Founded in Kolkata by Bihari Muslims, the Momin Conference rejected both Hindu and Muslim nationalisms. However, the organization could not remain active after Independence when its top leader Qaiyum Ansari (1905-1974) became a minister in the Congress-led Bihar government.
Qaiyum Ansari is considered to be one of the most popular icons of the Pasmanda movement. The Indian government has even issued a postal stamp in his name. Ansari emerged on the wider political scene in Bihar in the early 1940s, writes historian Mohammad Sajjad in Muslim Politics in Bihar (2014).
Qaiyum Ansari was also the president of the Bihar Provincial Jamiat-ul-Momineen. He joined the freedom struggle during the Khilafat Movement when he came in contact with the Ali Brothers in Sasaram, Bihar. His “assertive” politics in the 1930s and the 1940s opposed the Muslim League and the two-nation theory. After Independence, he became a minister in various Congress state governments (1946-52, 1955-57 and 1962-67) and later the president of the party’s Bihar Pradesh Committee, a member of Congress Working Committee and a Rajya Sabha member (1970-72).
Decades after the death of Ansari, the second phase of Pasmanda movement resumed under the influence of politics of social justice in Bihar. The first major Pasmanda organization was All India Backward Muslim Morcha, founded in 1994 by Dr Eijaz Ali, and later Pasmanda Muslim Mahaz, founded by Ali Anwar in 1998.
While the Pasmanda movement was close to the Congress party in the first phase, it saw the parties of social justice, such as the Janata Dal, the SP, the BSP, the RJD and the JD(U), as its natural allies in the second phase. The reason for this unity between the oppressed from the Hindu and Muslim folds is based on their “shared suffering”, “dard ka rishta”, common “experience”, “occupation” and “humiliation” inflicted on them by members of the upper castes.
The Pasmanda movement’s slogan “pichhra pichhra ek saman Hindu ho ya Musalman” (Dalits and backwards are the same whether they are Hindus or Muslims) brilliantly encapsulates this point.
This Bahujan solidarity among Dalits and Backwards across religions owes a lot to the political ideology of the BSP founder Kanshi Ram, who invented the concept of Bahujan and created a new political bloc in Indian politics, comprising Dalits, Backwards, and minorities. Traditional politics said Dalits and Muslims were minorities, but Kanshi Ram argued that the exploiting upper castes were a minority while the oppressed were the majority (Bahujan).

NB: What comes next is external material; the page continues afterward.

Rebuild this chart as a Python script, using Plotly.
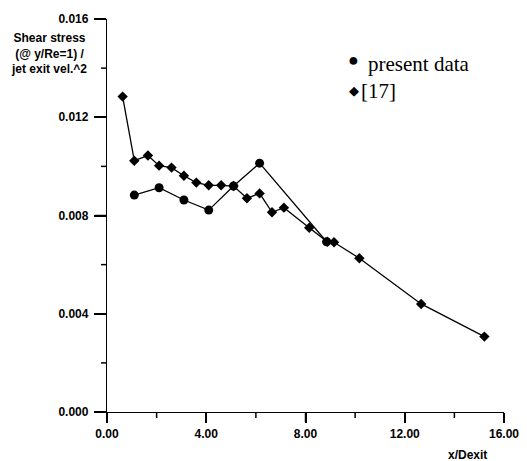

A change in political equation and identity requires reinterpretation of history too. While traditional Muslim scholarship had often ignored the question of caste, the Pasmanda Muslim intellectuals give it primacy. For example, Masood Alam Falahi [Hindustan Mein Zaat-Paat Aur Musalman (2007)] argues that lower-caste Muslims have been discriminated against and denied access to power since the medieval period. Mughal emperors Aurangzeb (1618-1707) and Bahadur Shah Zafar (1775-1862) began to be seen as casteist. Even Muslim icons of modern India such as Sir Syed Ahmed Khan (1817-1898), the founder of Aligarh Muslim University, used, it was pointed out, derogatory language against lower-caste Muslims (badzat jolha) and was a protector of upper-caste interests.
By demolishing the ashraf icons, the Pasmanda Muslims constructed new icons, which belonged to the Kabir-Phule-Ambedkar tradition. While they adopted Babasaheb Ambedkar as an icon because of his struggle against the caste system, they put OBC leader Karpoori Thakur right up there with Ambedkar. When he served as Bihar’s chief minister, Thakur gave 26 per cent reservation to the backward castes in which many Dalit Muslim castes were also included.
Besides them, the Pasmanda movement has also adopted new icons from lower-caste Muslim groups. They are Veer Abdul Hamid (1933-1965), who was conferred Paramveer Chakra for his heroic fight during the 1965 Pakistan War; Bismillah Khan (1913-2006), renowned shehnai player and the 2001 Bharat Ratna awardee; Qaiyum Ansari; and Maulana Atikurraham Aarvi, who was a student of Darul Uloom Deoband and a nationalist freedom fighter.
By adopting these icons, Pasmanda Muslims have challenged the hegemony of the upper castes in the sphere of culture and civil society. This invention of a new cultural imaginary is a welcome development in the intensifying Dalitization of public culture.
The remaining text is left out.